Google Privacy Guide to Help Chrome Users Master Privacy and Security Controls
Is Chrome a secure browser? Indeed, it has many more security-oriented features than most users know of. But what’s the sense of having these features if they are unused? To avoid this situation, Google issues a privacy guide to explain Chrome users how to make Chrome an indeed secure browser.
For further acknowledgement, Google starts rolling out the Privacy Guide. It will be available with the M100 Chrome update. It was announced on April 6 in a blog post by Audrey An, a product manager at Google Safety Engineering Center. There she explains what the Privacy Guide is and how you can benefit from it.
At launch, it will contain four sections. In Controls for Cookies, there are explanations about what cookies are and how they impact your privacy and security, as well as how to allow or block them in general or for certain sites. The section about History Sync will explain why, despite all the benefits of history syncing across your Chrome instances, it can be unsafe and what to do about it. Safe Browsing tells about the basics of using the Internet safely, and Make Searches and Browsing Better contains useful tips on your overall Internet experience.

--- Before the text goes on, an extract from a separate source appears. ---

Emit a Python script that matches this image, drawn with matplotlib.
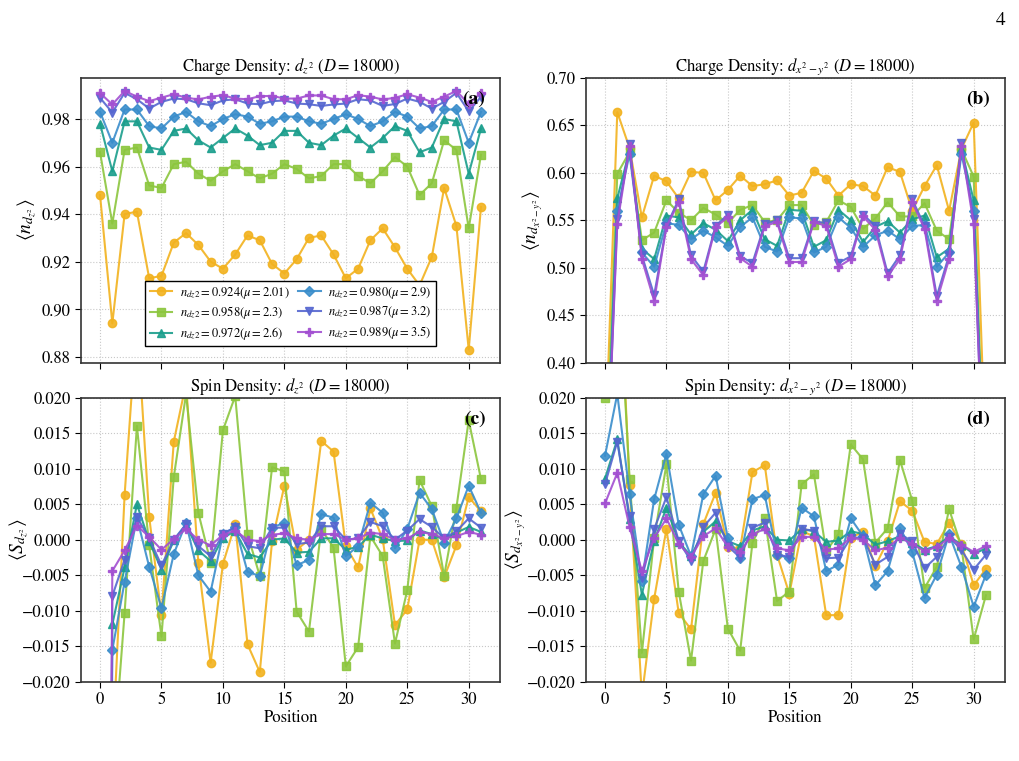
import numpy as np
import matplotlib
matplotlib.use("Agg")
import matplotlib.pyplot as plt

plt.rcParams['font.family'] = ['STIXGeneral', 'Liberation Serif', 'DejaVu Serif']
plt.rcParams['mathtext.fontset'] = 'stix'
plt.rcParams['axes.unicode_minus'] = True

positions = np.arange(32)

labels = [r'$n_{dz2}=0.924(\mu=2.01)$', r'$n_{dz2}=0.958(\mu=2.3)$',
          r'$n_{dz2}=0.972(\mu=2.6)$', r'$n_{dz2}=0.980(\mu=2.9)$',
          r'$n_{dz2}=0.987(\mu=3.2)$', r'$n_{dz2}=0.989(\mu=3.5)$']
colors = ['#F2B21E', '#8CC63E', '#1A9E8C', '#3A8DCB', '#5566D0', '#A24FD1']
markers = ['o', 's', '^', 'D', 'v', 'P']

# charge density dz2
a_0924 = [0.948, 0.894, 0.940, 0.941, 0.913, 0.914, 0.928, 0.932, 0.927, 0.920, 0.917, 0.923, 0.931, 0.929, 0.919, 0.915,
          0.921, 0.930, 0.931, 0.923, 0.913, 0.917, 0.929, 0.934, 0.926, 0.917, 0.910, 0.922, 0.951, 0.935, 0.883, 0.943]
a_0958 = [0.966, 0.936, 0.967, 0.968, 0.952, 0.951, 0.961, 0.962, 0.957, 0.954, 0.958, 0.961, 0.958, 0.955, 0.957, 0.961,
          0.959, 0.955, 0.956, 0.961, 0.961, 0.956, 0.953, 0.958, 0.964, 0.960, 0.948, 0.953, 0.971, 0.967, 0.934, 0.965]
a_0972 = [0.978, 0.958, 0.979, 0.979, 0.968, 0.967, 0.975, 0.976, 0.971, 0.968, 0.972, 0.976, 0.973, 0.969, 0.970, 0.975,
          0.975, 0.970, 0.969, 0.973, 0.976, 0.972, 0.968, 0.972, 0.977, 0.975, 0.966, 0.968, 0.980, 0.979, 0.957, 0.976]
a_0980 = [0.983, 0.970, 0.984, 0.984, 0.977, 0.976, 0.981, 0.983, 0.979, 0.977, 0.980, 0.982, 0.981, 0.978, 0.979, 0.981,
          0.981, 0.979, 0.978, 0.980, 0.982, 0.980, 0.977, 0.979, 0.983, 0.981, 0.976, 0.977, 0.984, 0.984, 0.970, 0.983]
a_0987 = [0.9889, 0.9827, 0.9910, 0.9883, 0.9844, 0.9872, 0.9886, 0.9883, 0.9866, 0.9858, 0.9878, 0.9883, 0.9865, 0.9862,
          0.9875, 0.9878, 0.9865, 0.9862, 0.9855, 0.9861, 0.9865, 0.9883, 0.9878, 0.9855, 0.9863, 0.9886, 0.9872, 0.9844,
          0.9872, 0.9910, 0.9832, 0.9893]
a_0989 = [0.9909, 0.9861, 0.9918, 0.9894, 0.9875, 0.9890, 0.9904, 0.9890, 0.9882, 0.9894, 0.9900, 0.9886, 0.9883, 0.9896,
          0.9897, 0.9886, 0.9886, 0.9899, 0.9899, 0.9883, 0.9883, 0.9900, 0.9894, 0.9882, 0.9889, 0.9904, 0.9890, 0.9872,
          0.9894, 0.9918, 0.9863, 0.9910]

# charge density dx2-y2
b_0924 = [0.30, 0.664, 0.626, 0.553, 0.597, 0.591, 0.573, 0.601, 0.600, 0.571, 0.582, 0.597, 0.586, 0.588, 0.592, 0.576,
          0.579, 0.602, 0.594, 0.576, 0.588, 0.586, 0.576, 0.606, 0.601, 0.560, 0.586, 0.608, 0.560, 0.625, 0.653, 0.29]
b_0958 = [0.26, 0.599, 0.622, 0.529, 0.537, 0.571, 0.558, 0.550, 0.563, 0.556, 0.547, 0.561, 0.566, 0.548, 0.550, 0.566,
          0.566, 0.545, 0.548, 0.571, 0.564, 0.541, 0.552, 0.569, 0.554, 0.554, 0.568, 0.539, 0.530, 0.625, 0.596, 0.22]
b_0972 = [0.24, 0.573, 0.624, 0.520, 0.509, 0.555, 0.553, 0.535, 0.547, 0.540, 0.528, 0.550, 0.561, 0.530, 0.523, 0.561,
          0.560, 0.522, 0.529, 0.561, 0.550, 0.527, 0.543, 0.549, 0.537, 0.551, 0.555, 0.511, 0.520, 0.625, 0.571, 0.22]
b_0980 = [0.24, 0.560, 0.620, 0.516, 0.501, 0.547, 0.545, 0.530, 0.539, 0.532, 0.523, 0.543, 0.553, 0.522, 0.517, 0.553,
          0.552, 0.516, 0.522, 0.553, 0.542, 0.522, 0.534, 0.539, 0.530, 0.544, 0.545, 0.501, 0.516, 0.620, 0.560, 0.22]
b_0987 = [0.23, 0.551, 0.630, 0.513, 0.471, 0.544, 0.572, 0.513, 0.496, 0.544, 0.556, 0.512, 0.505, 0.546, 0.550, 0.510,
          0.510, 0.549, 0.547, 0.505, 0.512, 0.556, 0.544, 0.494, 0.513, 0.572, 0.544, 0.470, 0.513, 0.631, 0.551, 0.21]
b_0989 = [0.23, 0.546, 0.628, 0.509, 0.465, 0.543, 0.569, 0.509, 0.492, 0.543, 0.553, 0.510, 0.501, 0.544, 0.548, 0.506,
          0.506, 0.548, 0.544, 0.501, 0.509, 0.554, 0.540, 0.491, 0.509, 0.569, 0.541, 0.465, 0.509, 0.628, 0.546, 0.21]

# spin density dz2
c_0924 = [-0.25, -0.030, 0.0063, 0.031, 0.0032, -0.0106, 0.0138, 0.022, -0.0033, -0.0173, -0.0034, 0.0022, -0.0147,
          -0.0186, -0.0002, 0.0076, -0.0014, 0.0000, 0.0139, 0.0124, -0.0009, -0.0039, 0.0044, 0.0001, -0.0120, -0.0098,
          0.0000, 0.0000, -0.0053, -0.0008, 0.0060, 0.0040]
c_0958 = [-0.25, -0.033, -0.0103, 0.0160, -0.0008, -0.0136, 0.0088, 0.0205, 0.0038, -0.0032, 0.0154, 0.0202, 0.0008,
          -0.0051, 0.0102, 0.0096, -0.0101, -0.0129, 0.0015, -0.0011, -0.0178, -0.0151, 0.0005, -0.0023, -0.0146, -0.0071,
          0.0084, 0.0047, -0.0051, 0.0045, 0.0168, 0.0085]
c_0972 = [-0.25, -0.0119, -0.0039, 0.0050, -0.0002, -0.0042, -0.0001, 0.0021, -0.0015, -0.0030, 0.0003, 0.0012, -0.0020,
          -0.0025, 0.0000, 0.0002, -0.0018, -0.0017, 0.0002, 0.0002, -0.0014, -0.0010, 0.0007, 0.0002, -0.0002, -0.0001,
          0.0013, 0.0008, 0.0000, 0.0010, 0.0018, 0.0011]
c_0980 = [-0.25, -0.0155, -0.0059, 0.0031, -0.0038, -0.0096, -0.0020, 0.0024, -0.0050, -0.0073, 0.0008, 0.0018, -0.0045,
          -0.0051, 0.0017, 0.0024, -0.0036, -0.0028, 0.0036, 0.0031, -0.0023, -0.0009, 0.0052, 0.0038, -0.0012, 0.0015,
          0.0066, 0.0043, -0.0004, 0.0030, 0.0076, 0.0038]
c_0987 = [-0.25, -0.0079, -0.0028, 0.0032, 0.0002, -0.0036, 0.0000, 0.0022, -0.0009, -0.0023, 0.0008, 0.0018, -0.0009,
          -0.0012, 0.0017, 0.0017, -0.0006, -0.0004, 0.0019, 0.0019, 0.0000, 0.0002, 0.0025, 0.0019, 0.0000, 0.0013,
          0.0029, 0.0018, 0.0002, 0.0012, 0.0030, 0.0017]
c_0989 = [-0.25, -0.0044, -0.0015, 0.0020, 0.0004, -0.0014, 0.0001, 0.0015, 0.0000, -0.0008, 0.0007, 0.0013, 0.0000,
          -0.0002, 0.0007, 0.0009, 0.0002, 0.0000, 0.0008, 0.0008, 0.0000, 0.0002, 0.0010, 0.0008, 0.0000, 0.0002,
          0.0011, 0.0008, 0.0002, 0.0005, 0.0011, 0.0007]

# spin density dx2-y2
d_0924 = [0.030, 0.045, 0.0077, -0.022, -0.0083, 0.0015, -0.0103, -0.0126, 0.0022, 0.0066, -0.0010, -0.0012, 0.0095,
          0.0105, -0.0021, -0.0076, 0.0012, 0.0005, -0.0106, -0.0106, 0.0003, 0.0011, -0.0037, -0.0002, 0.0054, 0.0041,
          -0.0003, -0.0006, 0.0024, -0.0006, -0.0064, -0.0041]
d_0958 = [0.0200, 0.040, 0.0086, -0.0159, 0.0002, 0.0106, -0.0073, -0.0170, -0.0030, 0.0015, -0.0125, -0.0156, -0.0004,
          0.0031, -0.0086, -0.0073, 0.0078, 0.0092, -0.0016, 0.0008, 0.0134, 0.0113, -0.0004, 0.0016, 0.0112, 0.0055,
          -0.0068, -0.0038, 0.0043, -0.0009, -0.0140, -0.0078]
d_0972 = [0.0086, 0.0141, 0.0029, -0.0077, -0.0002, 0.0045, -0.0003, -0.0023, 0.0011, 0.0026, -0.0002, -0.0009, 0.0013,
          0.0019, 0.0000, -0.0001, 0.0015, 0.0012, -0.0003, -0.0001, 0.0012, 0.0008, -0.0007, -0.0002, 0.0005, -0.0004,
          -0.0014, -0.0009, 0.0005, -0.0007, -0.0020, -0.0012]
d_0980 = [0.0118, 0.0205, 0.0065, -0.0058, 0.0057, 0.0121, 0.0021, -0.0023, 0.0064, 0.0090, 0.0002, -0.0025, 0.0057,
          0.0063, -0.0021, -0.0026, 0.0045, 0.0033, -0.0044, -0.0035, 0.0030, 0.0005, -0.0064, -0.0044, 0.0017, -0.0017,
          -0.0082, -0.0049, 0.0008, -0.0038, -0.0094, -0.0049]
d_0987 = [0.0078, 0.0138, 0.0033, -0.0054, 0.0015, 0.0060, -0.0002, -0.0030, 0.0018, 0.0038, -0.0009, -0.0025, 0.0017,
          0.0024, -0.0021, -0.0024, 0.0015, 0.0013, -0.0026, -0.0025, 0.0003, 0.0003, -0.0035, -0.0024, 0.0008, -0.0002,
          -0.0040, -0.0024, 0.0004, -0.0014, -0.0042, -0.0021]
d_0989 = [0.0051, 0.0094, 0.0018, -0.0044, 0.0002, 0.0030, -0.0006, -0.0024, 0.0005, 0.0016, -0.0010, -0.0017, 0.0008,
          0.0015, -0.0012, -0.0015, 0.0004, 0.0004, -0.0014, -0.0012, 0.0003, 0.0000, -0.0015, -0.0011, 0.0003, -0.0006,
          -0.0016, -0.0010, 0.0002, -0.0007, -0.0017, -0.0009]

panels = [
    ([a_0924, a_0958, a_0972, a_0980, a_0987, a_0989], r'Charge Density: $d_{z^2}$ ($D=18000$)',
     r'$\langle n_{d_{z^2}}\rangle$', None, '(a)', -0.103),
    ([b_0924, b_0958, b_0972, b_0980, b_0987, b_0989], r'Charge Density: $d_{x^2-y^2}$ ($D=18000$)',
     r'$\langle n_{d_{x^2-y^2}}\rangle$', (0.40, 0.70), '(b)', -0.098),
    ([c_0924, c_0958, c_0972, c_0980, c_0987, c_0989], r'Spin Density: $d_{z^2}$ ($D=18000$)',
     r'$\langle S_{d_{z^2}}\rangle$', (-0.02, 0.02), '(c)', -0.122),
    ([d_0924, d_0958, d_0972, d_0980, d_0987, d_0989], r'Spin Density: $d_{x^2-y^2}$ ($D=18000$)',
     r'$\langle S_{d_{x^2-y^2}}\rangle$', (-0.02, 0.02), '(d)', -0.138),
]

fig, axes = plt.subplots(2, 2, figsize=(10.2, 7.61), dpi=100, sharex=True)
plt.subplots_adjust(left=0.0794, right=0.9853, bottom=0.1038, top=0.8975, wspace=0.205, hspace=0.123)

for ax, (series, title, ylab, ylim, tag, labx) in zip(axes.flat, panels):
    for vals, lab, c, m in zip(series, labels, colors, markers):
        ms = 5.5 if m in ('D', 'P') else 6
        ax.plot(positions, vals, marker=m, color=c, label=lab, lw=1.5, ms=ms, alpha=0.9)
    if ylim is not None:
        ax.set_ylim(*ylim)
    else:
        # dz2 charge panel: default-style margins
        ys = np.concatenate([np.asarray(v) for v in series])
        pad = 0.05 * (ys.max() - ys.min())
        ax.set_ylim(ys.min() - pad, ys.max() + pad)
    ax.set_xlim(-1.55, 32.55)
    ax.set_title(title, fontsize=12, pad=5)
    ax.set_ylabel(ylab, fontsize=14)
    ax.yaxis.set_label_coords(labx, 0.5)
    ax.grid(True, ls=':', color='#c8c8c8', lw=0.8)
    ax.tick_params(labelsize=12, direction='out', length=4)
    for s in ax.spines.values():
        s.set_color('#333333')
        s.set_linewidth(1.2)
    ax.text(0.965, 0.955, tag, transform=ax.transAxes, ha='right', va='top',
            fontsize=14, fontweight='bold')

for ax in axes[1]:
    ax.set_xlabel('Position', fontsize=12, labelpad=1)
    ax.set_xticks([0, 5, 10, 15, 20, 25, 30])
    ax.set_yticks(np.arange(-0.02, 0.0201, 0.005))

leg = axes[0, 0].legend(ncol=2, loc='lower center', bbox_to_anchor=(0.5, 0.035), fontsize=9,
                        frameon=True, fancybox=False, framealpha=1, edgecolor='black',
                        handlelength=1.8, handletextpad=0.6, columnspacing=0.7,
                        labelspacing=0.3, borderpad=0.35)
leg.get_frame().set_linewidth(1.0)

fig.text(0.9853, 0.985, '4', ha='right', va='top', fontsize=14)

fig.savefig('out.png', dpi=100)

The guide is just announced so far, but soon Google starts rolling it out. Check whether your version of Chrome is already M100 or above. The guide will be available on all the desktop platforms. Following the guide will take less than an hour (for most users, much less), but following the advice may save you much more. As for April 11, we neither saw it on Google for Mac, nor for Windows. But no one promised it to become available immediately. By the time you read it, it may be already there.
Have you already received the update with the Privacy Guide? Was there anything new for you? Did you follow any of these recommendations before, or maybe all of them?